Today I got home early from work and got to clean a bit around our apartment. Is it weird that I find my flow in working and cleaning. I also get it from studying and that I find to be extremely beneficial. I wasn’t a very good student before I started school up again two years ago. When classmates say that they wish I had half the motivation that I get a bit confused. I sometimes wish that these people could have seen that I wasn’t good at studying and testing. But whats the point? I really want to achieve and I strive for that now and if I’m a role model for that then so be it. I’ll try harder and harder and help whomever needs it.
I’m going to work on some Criminology soon. I may or may not do that whilst taking a bath. I seem to take a bath every other day.

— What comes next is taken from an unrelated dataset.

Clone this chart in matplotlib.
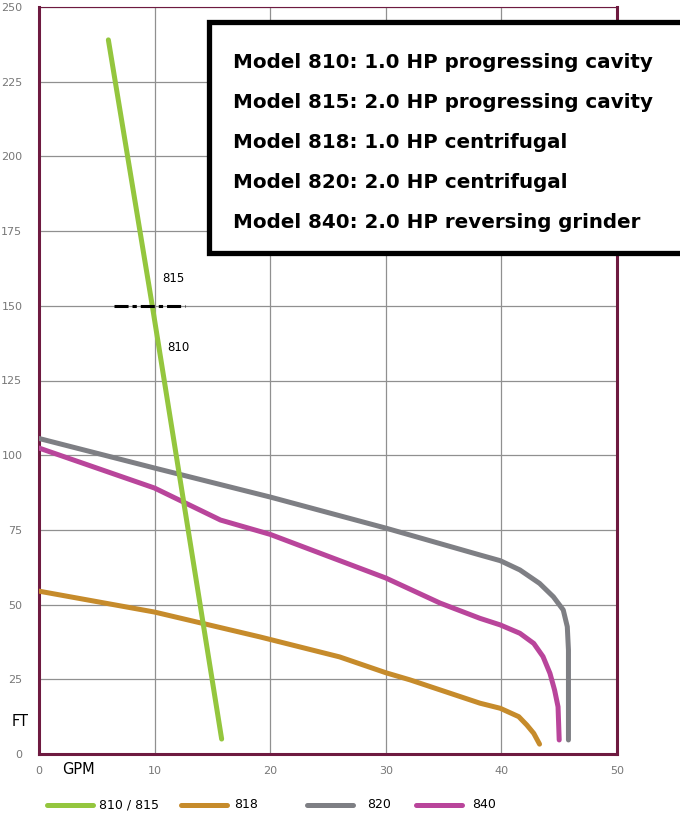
import numpy as np
import matplotlib.pyplot as plt
from matplotlib.patches import Rectangle
from matplotlib.lines import Line2D

# curve points (GPM, FT)
gpm_810 = [6.0, 9.8, 15.8]
ft_810 = [239, 150, 5]

gpm_818 = [0, 10, 19.1, 26, 30, 32.1, 38.15, 39.9, 41.5, 42.2, 42.8, 43.3]
ft_818 = [54.5, 47.5, 39.2, 32.5, 27.2, 24.8, 17.0, 15.3, 12.5, 9.7, 6.9, 3.3]

gpm_820 = [0, 10, 20, 30, 38.15, 39.9, 41.6, 43.3, 44.5, 45.35, 45.7, 45.8, 45.8]
ft_820 = [105.6, 95.7, 86, 75.6, 66.6, 64.7, 61.6, 57.1, 52.6, 48.2, 42.6, 34.8, 4.7]

gpm_840 = [0, 10, 15.7, 20, 30, 34.7, 38.15, 39.9, 41.6, 42.8, 43.6, 44.2, 44.6, 44.9, 45.0]
ft_840 = [102.4, 89, 78.3, 73.5, 58.9, 50.5, 45.4, 43.2, 40.4, 37.0, 32.6, 27.0, 21.4, 15.8, 4.7]

split_x = [6.5, 12.6]
split_y = 150

models = ["Model 810: 1.0 HP progressing cavity",
          "Model 815: 2.0 HP progressing cavity",
          "Model 818: 1.0 HP centrifugal",
          "Model 820: 2.0 HP centrifugal",
          "Model 840: 2.0 HP reversing grinder"]

legend_labels = ["810 / 815", "818", "820", "840"]

green = "#94c63e"
orange = "#c68b2b"
grey = "#7e7f84"
magenta = "#b9459b"
maroon = "#6e1a40"

fig = plt.figure(figsize=(6.8, 8.14), dpi=100)
ax = fig.add_axes([39 / 680, 1 - 754 / 814, (617 - 39) / 680, (754 - 7) / 814])
ax.set_xlim(0, 50)
ax.set_ylim(0, 250)
ax.set_xticks(range(0, 51, 10))
ax.set_yticks(range(0, 251, 25))
ax.grid(True, color="#909090", linewidth=0.9)
ax.tick_params(length=0, labelsize=8, labelcolor="#777777")
ax.tick_params(axis="x", pad=9)
ax.tick_params(axis="y", pad=12)
for s in ["left", "right", "bottom"]:
    ax.spines[s].set_color(maroon)
    ax.spines[s].set_linewidth(2.2)
ax.spines["top"].set_color(maroon)
ax.spines["top"].set_linewidth(0.8)

kw = dict(linewidth=3.6, solid_capstyle="round", solid_joinstyle="round", zorder=3)
ax.plot(gpm_818, ft_818, color=orange, **kw)
ax.plot(gpm_820, ft_820, color=grey, **kw)
ax.plot(gpm_840, ft_840, color=magenta, **kw)
ax.plot(gpm_810, ft_810, color=green, **kw)

ax.plot(split_x, [split_y, split_y], color="black", linewidth=2.2,
        dashes=[4.6, 1.3, 1.4, 1.3], zorder=4)
ax.text(10.7, 159, "815", fontsize=8.5, ha="left", va="center")
ax.text(11.1, 136, "810", fontsize=8.5, ha="left", va="center")

fig.text(20 / 680, 1 - 722 / 814, "FT", fontsize=10.5, ha="center", va="center")
fig.text(78 / 680, 1 - 770 / 814, "GPM", fontsize=10.5, ha="center", va="center")

# model box
box = Rectangle((209 / 680, 1 - 253 / 814), 480 / 680, 231 / 814,
                transform=fig.transFigure, facecolor="white",
                edgecolor="black", linewidth=3.8, clip_on=False, zorder=10)
fig.add_artist(box)
for i, m in enumerate(models):
    fig.text(233 / 680, 1 - (62 + 40 * i) / 814, m, fontsize=14.3,
             fontweight="bold", ha="left", va="center", zorder=11)

# legend row
leg_x = [(47, 93, 99), (181, 227, 234), (307, 353, 367), (416, 462, 472)]
for (x0, x1, tx), lab, c in zip(leg_x, legend_labels, [green, orange, grey, magenta]):
    y = 1 - 805 / 814
    fig.add_artist(Line2D([x0 / 680, x1 / 680], [y, y], color=c, linewidth=3.6,
                          solid_capstyle="round", transform=fig.transFigure))
    fig.text(tx / 680, y, lab, fontsize=9, ha="left", va="center")

fig.savefig("out.png", dpi=100)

Yesterday, after only three hours of sleep I had a full eighteen hour day that consisted of only desiring sleep. I stared a few time at my homework and decided it was the wrong day for studying. Which then resulted in. Full ten hour study session today. I was up by seven and writing my first paper by 7:10. When I finished at 9 I was able to shower and prepare myself to audition for an internship at 10:30.
The interview went off without a hitch. I get to work with the population I’m going to graduate school to help. I’m nurvous and extatic all the same time. I hope it’s only reassuring me that I’m doing what I ought through school.
I had celebratory coffee and groceries picked up by noon.
I started my exam by 12:30 and finished it confidently by 2pm. There were at least three repeated questions. I don’t understand why teachers expect higher quality work then they put in. I honestly feel like I have had a never ending to do list today. But every second of it is cherished.
I dove right into the 70 minute video and second essay. It was such a struggle to write. If a paper is hard I feel the better. I feel like it pushes to find more conclusions do the same problem. I want to think. I want to struggle.
Now, I relax. I have a weekend in front of me but I consider that more time to get ahead on reading.